A mix of these solutions added together, along with others, can free up more power for new uses, from data centers and factories to millions of drivers charging new EVs. If new electric demand can be added without a major new investment in infrastructure—and more customers are actually sharing the same fixed costs—the cost of electricity can go down for everyone. The same solutions can also make the grid more resilient in extreme weather.
“We’ve heard a lot about affordability of electricity in the last year,” said Utilize executive director Ian Magruder at a press conference yesterday. (The group includes members like Google, Carrier, and Tesla.) “We think that there are a lot of solutions being proposed, but our view is that this solution of grid utilization is one of the only near-term solutions that can meaningfully reduce the cost of electricity at scale in short order.”
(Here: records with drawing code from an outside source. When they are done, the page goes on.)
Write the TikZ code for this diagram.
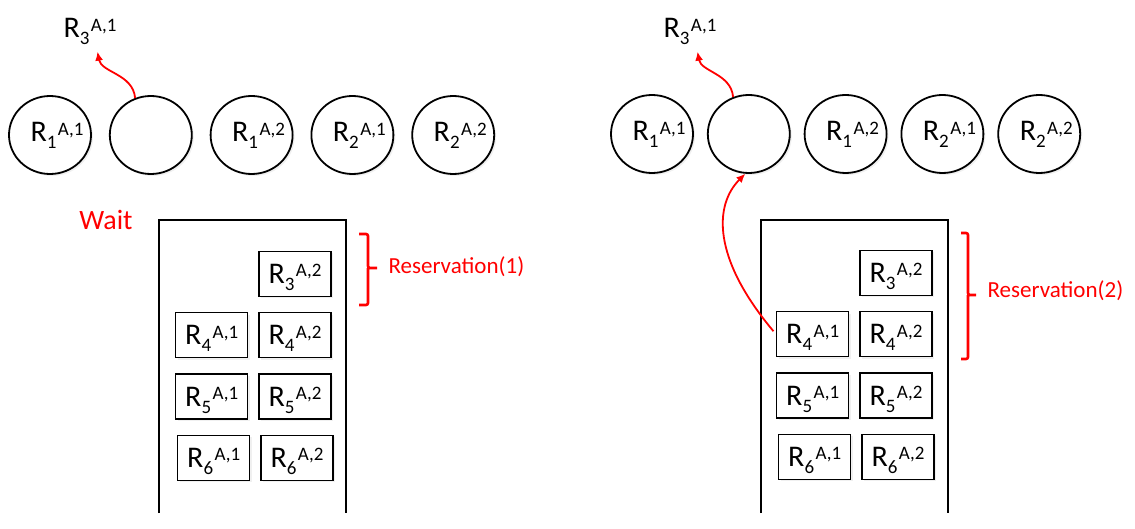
\documentclass[tikz,border=0pt]{standalone}
\usepackage{fontspec}
\setmainfont{Carlito}
\usetikzlibrary{
  arrows.meta,
  positioning,
  shapes.geometric,
  shadows
}
\definecolor{MarkRed}{RGB}{255,0,0}
\newcommand{\rlab}[2]{R\raisebox{-7pt}{\fontsize{19}{20}\selectfont #1}\hspace{1.5pt}\raisebox{6.5pt}{\fontsize{19}{20}\selectfont A,#2}}
\newcommand{\inring}[2]{\makebox[0pt]{\hspace*{14pt}\rlab{#1}{#2}}}
\tikzset{
  ring/.style={draw,ellipse,line width=1.8pt,minimum width=82pt,minimum height=78pt,inner sep=0pt,fill=white,drop shadow={opacity=0.12,shadow xshift=2pt,shadow yshift=-2pt},font=\fontsize{30}{32}\selectfont,text height=19pt,text depth=5pt},
  slot/.style={draw,line width=1.3pt,minimum width=72pt,minimum height=45pt,inner sep=0pt,fill=white,drop shadow={opacity=0.12,shadow xshift=2pt,shadow yshift=-2pt},font=\fontsize{30}{32}\selectfont,text height=19pt,text depth=0pt},
  outlabel/.style={font=\fontsize{30}{32}\selectfont,anchor=base},
  queue/.style={line width=2.4pt},
  redtext/.style={text=MarkRed,font=\fontsize{23}{25}\selectfont},
  moveto/.style={-{Latex[length=9pt,width=8pt]},line width=1.8pt,draw=MarkRed},
  brace/.style={line width=2.6pt,draw=MarkRed,rounded corners=2pt}
}
\begin{document}
\begin{tikzpicture}[x=1pt,y=-1pt,node distance=17pt]
\useasboundingbox (0,0) rectangle (1135,529);
% left: the slot is freed
\node[ring] (la1) at (50,135) {\inring{1}{1}};
\node[ring,right=of la1] (lfree) {};
\node[ring,right=of lfree] (la2) {\inring{1}{2}};
\node[ring,right=of la2] (lb1) {\inring{2}{1}};
\node[ring,right=of lb1] (lb2) {\inring{2}{2}};
\node[outlabel] (lout) at (90,38) {\rlab{3}{1}};
\draw[moveto,shorten >=3pt] (lfree.113) to[out=95,in=-80] ([xshift=7pt]lout.south);

\draw[queue] (159,513) -- (159,220) -- (346,220) -- (346,513);
\node[slot] (lq3b) at (295,274) {\rlab{3}{2}};
\node[slot,below=15pt of lq3b] (lq4b) {\rlab{4}{2}};
\node[slot,left=10pt of lq4b] (lq4a) {\rlab{4}{1}};
\node[slot,below=15pt of lq4b] (lq5b) {\rlab{5}{2}};
\node[slot,left=10pt of lq5b] (lq5a) {\rlab{5}{1}};
\node[slot,below=15pt of lq5b,xshift=2pt] (lq6b) {\rlab{6}{2}};
\node[slot,left=10pt of lq6b] (lq6a) {\rlab{6}{1}};

\node[redtext,font=\fontsize{28}{30}\selectfont] (lwait) at (106,220) {Wait};
\draw[brace] (359,234) -| (368,268) -- (377,268) (368,268) |- (359,305);
\node[redtext,anchor=west] (lres) at (385,267) {Reservation(1)};

% right: the next request takes it
\node[ring] (ra1) at (652,134) {\inring{1}{1}};
\node[ring,right=13pt of ra1] (rfree) {};
\node[ring,right=13pt of rfree] (ra2) {\inring{1}{2}};
\node[ring,right=13pt of ra2] (rb1) {\inring{2}{1}};
\node[ring,right=13pt of rb1] (rb2) {\inring{2}{2}};
\node[outlabel] (rout) at (690,38) {\rlab{3}{1}};
\draw[moveto,shorten >=3pt] (rfree.113) to[out=95,in=-80] ([xshift=7pt]rout.south);

\draw[queue] (761,513) -- (761,220) -- (948,220) -- (948,513);
\node[slot] (rq3b) at (896,273) {\rlab{3}{2}};
\node[slot,below=15pt of rq3b] (rq4b) {\rlab{4}{2}};
\node[slot,left=10pt of rq4b] (rq4a) {\rlab{4}{1}};
\node[slot,below=15pt of rq4b] (rq5b) {\rlab{5}{2}};
\node[slot,left=10pt of rq5b] (rq5a) {\rlab{5}{1}};
\node[slot,below=15pt of rq5b,xshift=2pt] (rq6b) {\rlab{6}{2}};
\node[slot,left=10pt of rq6b] (rq6a) {\rlab{6}{1}};
\draw[moveto,shorten <=4pt] (rq4a.west) .. controls (712,258) and (714,205) .. (rfree.265);

\draw[brace] (961,233) -| (968,295) -- (976,295) (968,295) |- (961,359);
\node[redtext,anchor=west] (rres) at (984,291) {Reservation(2)};
\end{tikzpicture}
\end{document}
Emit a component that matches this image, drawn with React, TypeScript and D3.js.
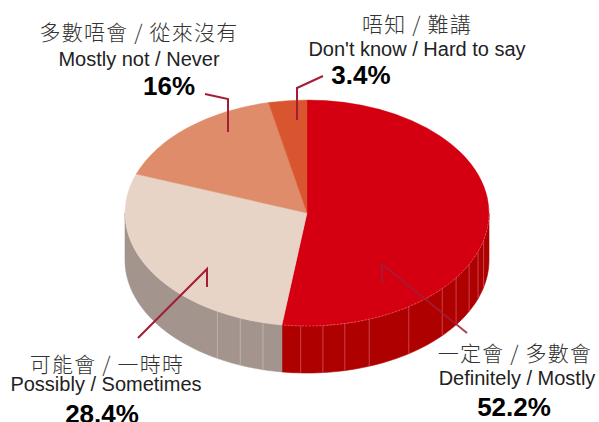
import React from "react";
import * as d3 from "d3";

// ---- data ----
const categories = ["Definitely / Mostly", "Possibly / Sometimes", "Mostly not / Never", "Don't know / Hard to say"];
const categoriesZh = ["一定會 / 多數會", "可能會 / 一時時", "多數唔會 / 從來沒有", "唔知 / 難講"];
const values = [52.2, 28.4, 16, 3.4];
const valueLabels = ["52.2%", "28.4%", "16%", "3.4%"];

// ---- styling ----
const topColors = ["#D40012", "#E8D4C7", "#DE8C6A", "#D9552F"];
const sideColors = ["#AF0000", "#A3958E", "#B96F52", "#B4401F"];
const stripeColors = ["#C9424C", "#BDB1AB", "#CC8A70", "#C8603F"];
// decorative facet lines on the cylinder wall (degrees, clockwise from top)
const stripeAngles = [104, 110, 117, 125, 132, 146, 160, 168, 175, 182, 194, 201.5, 209.5];

const W = 599, H = 422;
const cx = 307, cy = 213, rx = 182, ry = 113, depth = 47;

const labelLayout = [
  { zh: [515, 361], en: [517, 385], pct: [514, 416] },
  { zh: [107, 372], en: [106, 391], pct: [102, 423] },
  { zh: [139, 40], en: [139, 66], pct: [169, 95] },
  { zh: [417, 32], en: [417, 56], pct: [361, 84] },
];
const leaders: [number, number][][] = [
  [[467, 333], [382, 264], [382, 283]],
  [[138, 338], [207, 269], [207, 287]],
  [[205, 94], [228, 99], [228, 132]],
  [[323, 76], [297, 88], [297, 120]],
];

const ex = (a: number) => cx + rx * Math.sin(a);
const ey = (a: number) => cy - ry * Math.cos(a);

export default function App() {
  const pie = d3.pie<number>().sort(null).startAngle(0).endAngle(2 * Math.PI)(values);
  const arc = d3.arc<d3.PieArcDatum<number>>().innerRadius(0).outerRadius(rx);

  const sides: React.ReactNode[] = [];
  pie.forEach((p, i) => {
    const a0 = Math.max(p.startAngle, Math.PI / 2);
    const a1 = Math.min(p.endAngle, (3 * Math.PI) / 2);
    if (a1 <= a0) return;
    const pts: [number, number][] = [];
    const n = 60;
    for (let j = 0; j <= n; j++) {
      const a = a0 + ((a1 - a0) * j) / n;
      pts.push([ex(a), ey(a)]);
    }
    for (let j = n; j >= 0; j--) {
      const a = a0 + ((a1 - a0) * j) / n;
      pts.push([ex(a), ey(a) + depth]);
    }
    sides.push(
      <path key={`f${i}`} d={d3.line()(pts) + "Z"} fill={sideColors[i]} stroke={sideColors[i]} strokeWidth={0.6} />
    );
    stripeAngles.forEach((deg, k) => {
      const a = (deg * Math.PI) / 180;
      if (a <= a0 + 0.01 || a >= a1 - 0.01) return;
      sides.push(
        <line key={`s${i}-${k}`} x1={ex(a)} y1={ey(a)} x2={ex(a)} y2={ey(a) + depth} stroke={stripeColors[i]} strokeWidth={1} />
      );
    });
  });

  const rimPts: [number, number][] = [];
  {
    const p = pie[0];
    const s = Math.max(p.startAngle, Math.PI / 2), e = Math.min(p.endAngle, (3 * Math.PI) / 2);
    for (let j = 0; j <= 40; j++) {
      const a = s + ((e - s) * j) / 40;
      rimPts.push([ex(a), ey(a)]);
    }
  }

  const leaderColor = "#A31D36";
  const cjkFont = "'Noto Sans CJK TC', 'Noto Sans CJK SC', sans-serif";
  const latFont = "'Liberation Sans', Arial, sans-serif";

  return (
    <svg width={W} height={H} style={{ position: "absolute", left: 0, top: 0, background: "#fff" }}>
      <rect width={W} height={H} fill="#fff" />
      <g>{sides}</g>
      <g transform={`translate(${cx},${cy}) scale(1,${ry / rx})`}>
        {pie.map((p, i) => (
          <path key={i} d={arc(p) || ""} fill={topColors[i]} stroke={topColors[i]} strokeWidth={0.5} />
        ))}
      </g>
      <path d={d3.line()(rimPts) || ""} fill="none" stroke="#F07A82" strokeWidth={0.7} strokeDasharray="2 1.5" opacity={0.8} />
      {leaders.map((pts, i) => (
        <path key={i} d={d3.line()(pts) || ""} fill="none" stroke={leaderColor} strokeWidth={2} opacity={i === 0 ? 0.85 : 1} />
      ))}
      {categories.map((c, i) => {
        const L = labelLayout[i];
        return (
          <g key={c}>
            <text x={L.zh[0]} y={L.zh[1]} textAnchor="middle" fontFamily={cjkFont} fontWeight={300} fontSize={21} letterSpacing={1.2} fill="#333">
              {categoriesZh[i]}
            </text>
            <text x={L.en[0]} y={L.en[1]} textAnchor="middle" fontFamily={latFont} fontSize={20} fill="#222">
              {c}
            </text>
            <text x={L.pct[0]} y={L.pct[1]} textAnchor="middle" fontFamily={latFont} fontWeight="bold" fontSize={26} fill="#000">
              {valueLabels[i]}
            </text>
          </g>
        );
      })}
    </svg>
  );
}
The report modeled what could happen at a typical midsized utility, and then calculated what the approach could mean nationally. By increasing grid utilization by 10% as electricity demand increases, the report says that consumers could save between $110 billion and $170 billion on electric bills over the next decade. That’s on top of savings that people could get from participating in specific utility programs that pay consumers to use appliances or charge EVs at certain times.
Virtual power plant programs already exist throughout the country, and there are a variety of ways that they can scale up. Base Power, for example, owns the batteries that it deploys at homes (consumers save on electric bills and have backup power if the grid goes down, while Base Power makes money by selling the power it stores back to utilities). Utilities lead other programs. Hyperscalers could also help.
“One interesting emerging model is referred to as the ‘bring your own distributed capacity’ model, where a hyperscaler like Google could come into a utility service territory where the hyperscaler is hoping to develop a new data center, and actually pay for these resources themselves,” says Ryan Hledik, a principal at the Brattle Group, a consultancy that partnered on the report. “For example, pay to expand the utility’s energy efficiency and demand response portfolio beyond what the utility was already planning to do. And then take credit for the new capacity that creates on the system.”
Utilize is advocating for new policies that can help grid utilization grow, such as a newly passed bill in Virginia that will require utilities to provide grid utilization metrics to regulators for the first time, and incorporate those metrics into planning. “We see this as an exciting first step, and we think that other states are already interested in following,” Magruder told Fast Company. “We’ve received a lot of inbound [interest] from red, blue, and purple states. This is not a partisan issue.”
The U.S. has been slower than some other countries to adopt grid utilization, but there’s more interest now. “I think the urgency hasn’t been there in the past,” says Magruder. “For 25 years, we had very stable load growth in this country. Electricity demand wasn’t meaningfully changing. The price of electricity that Americans pay was relatively stable. We’re in a very different environment now in the last couple of years, and that’s creating new political and economic pressures that are forcing us to think differently.”